Catherine Ann McPhee

9 Aug 2004 in Highland, Music

Aros Centre, Portree, Saturday 7 August 2004

Cathy Ann MacPhee © Cailean MacLean

OUTSIDE, THE evening was balmy and midge-choked. Inside the theatre was close and sticky throughout Cathy Ann’s performance. She wondered aloud whether the heat might get to her, but she was consoled by the fact that if anything untoward did happen to her as a result she would be well looked after since a priest and a doctor were in the audience. In fact, the doctor, local GP Angus MacDonald, was called upon, but only to play a couple of sets of pipe tunes to open the second half of the concert.

The Aros performance was Cathy Ann’s only solo concert during her brief sojourn back in Scotland from her home in Ottawa. Because it was an all to rare opportunity to hear her live, the concert was a sell-out. Given the quality of her performance and the enthusiastic audience response, perhaps an opportunity was lost in not having arranged a few other concerts throughout the Highlands & Islands while she was over here.

Cathy Ann is from Barra, and from an early age was exposed to and involved in that island’s strong Gaelic singing tradition. As a teenager she joined the Gaelic theatre company Fir Chlis. Later she was a member of 7:84. Appearances on radio and television abounded thereafter, CDs were made, and she became one of the best-known female Gaelic voices.

Having married and settled in South Uist, her public performances tended to become fewer. They became rarer still when her husband Angus’s work took the family firstly to Preston in north west England (in fact, not to far from Blackpool where she was in school from ages ten to fifteen – if she did pick up any Lancashire nuances in her accent while she was there, they have long since gone) and subsequently to Ottawa in Canada.

One can only hope that the enthusiasm of the Aros audience’s response to her performance might encourage Cathy Ann to return more frequently for concert tours on this side of the Atlantic.

For the concert, Cathy Ann was joined by Billy Ross (now resident near Portree), fiddler Louise MacKenzie and Glenuig’s Iain MacDonald. They provided accompaniment for most of her songs and also interspersed the evening with a number of sets of tunes, delightfully delivered as would be expected from such consummate musicians.

Cathy Ann’s set included two English songs, ‘Hard Times’ and ‘Maggie’. The rest was a mix of traditional and modern Gaelic songs, the latter being largely from the pens of the Runrig MacDonalds. If I had to pick highlights from the concert they would be from the range of traditional songs she sang. Among them, I particularly liked ‘Bith Clann Ulaidh’, ‘Am Buachaille Bàn’ and the set of puirt-a-beul.

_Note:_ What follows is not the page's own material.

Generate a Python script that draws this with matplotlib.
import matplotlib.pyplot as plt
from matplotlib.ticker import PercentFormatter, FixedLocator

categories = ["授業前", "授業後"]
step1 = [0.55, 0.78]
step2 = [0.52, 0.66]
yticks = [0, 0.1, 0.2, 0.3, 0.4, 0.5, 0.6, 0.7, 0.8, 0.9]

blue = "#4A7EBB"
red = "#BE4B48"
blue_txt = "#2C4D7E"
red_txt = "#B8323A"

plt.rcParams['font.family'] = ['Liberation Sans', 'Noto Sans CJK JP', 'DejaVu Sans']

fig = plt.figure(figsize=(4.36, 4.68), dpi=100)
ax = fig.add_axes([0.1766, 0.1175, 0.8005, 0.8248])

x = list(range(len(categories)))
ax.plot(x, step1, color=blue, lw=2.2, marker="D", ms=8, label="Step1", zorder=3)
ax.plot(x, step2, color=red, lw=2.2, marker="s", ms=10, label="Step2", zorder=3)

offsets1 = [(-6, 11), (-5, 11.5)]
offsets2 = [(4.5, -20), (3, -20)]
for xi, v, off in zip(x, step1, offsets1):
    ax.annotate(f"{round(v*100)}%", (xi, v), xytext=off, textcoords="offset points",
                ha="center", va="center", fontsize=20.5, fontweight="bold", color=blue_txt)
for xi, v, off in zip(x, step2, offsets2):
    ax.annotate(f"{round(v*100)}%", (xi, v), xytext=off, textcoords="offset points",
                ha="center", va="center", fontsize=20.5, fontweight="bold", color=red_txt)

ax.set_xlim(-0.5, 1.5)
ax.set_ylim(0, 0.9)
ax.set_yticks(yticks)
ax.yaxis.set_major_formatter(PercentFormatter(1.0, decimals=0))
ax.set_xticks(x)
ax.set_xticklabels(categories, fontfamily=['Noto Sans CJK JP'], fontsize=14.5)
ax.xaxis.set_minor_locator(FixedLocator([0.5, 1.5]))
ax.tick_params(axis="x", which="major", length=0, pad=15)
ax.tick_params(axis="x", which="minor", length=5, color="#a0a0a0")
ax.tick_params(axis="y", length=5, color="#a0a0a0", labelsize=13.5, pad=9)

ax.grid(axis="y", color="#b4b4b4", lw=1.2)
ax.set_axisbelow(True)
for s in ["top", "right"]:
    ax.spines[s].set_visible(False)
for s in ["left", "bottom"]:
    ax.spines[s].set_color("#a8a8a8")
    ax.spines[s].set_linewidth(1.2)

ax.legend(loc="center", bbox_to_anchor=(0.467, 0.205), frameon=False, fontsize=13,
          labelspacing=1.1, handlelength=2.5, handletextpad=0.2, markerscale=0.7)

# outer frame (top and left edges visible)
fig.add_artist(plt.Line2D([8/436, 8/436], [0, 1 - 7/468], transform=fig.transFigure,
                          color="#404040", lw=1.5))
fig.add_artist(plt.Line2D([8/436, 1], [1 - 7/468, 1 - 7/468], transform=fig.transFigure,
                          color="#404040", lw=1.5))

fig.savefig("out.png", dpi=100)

For her first encore Cathy Ann sang a song with which she has become closely associated, Murdo MacFarlane’s ‘Cànan nan Gàidheal’. The audience demanded a second encore – this time she sang ‘Na h-Uain air an Tulaich’, a beautiful Irish song translated into Scots Gaelic by Seonaidh Ailig MacPherson.

Altogether it was a great night of songs and music enhanced in no small measure by the warmth of Cathy Ann’s personality.

Catherine Ann MacPhee’s latest recording, ‘Sùil Air Is – Looking Back’, is out now on Greentrax Recordings.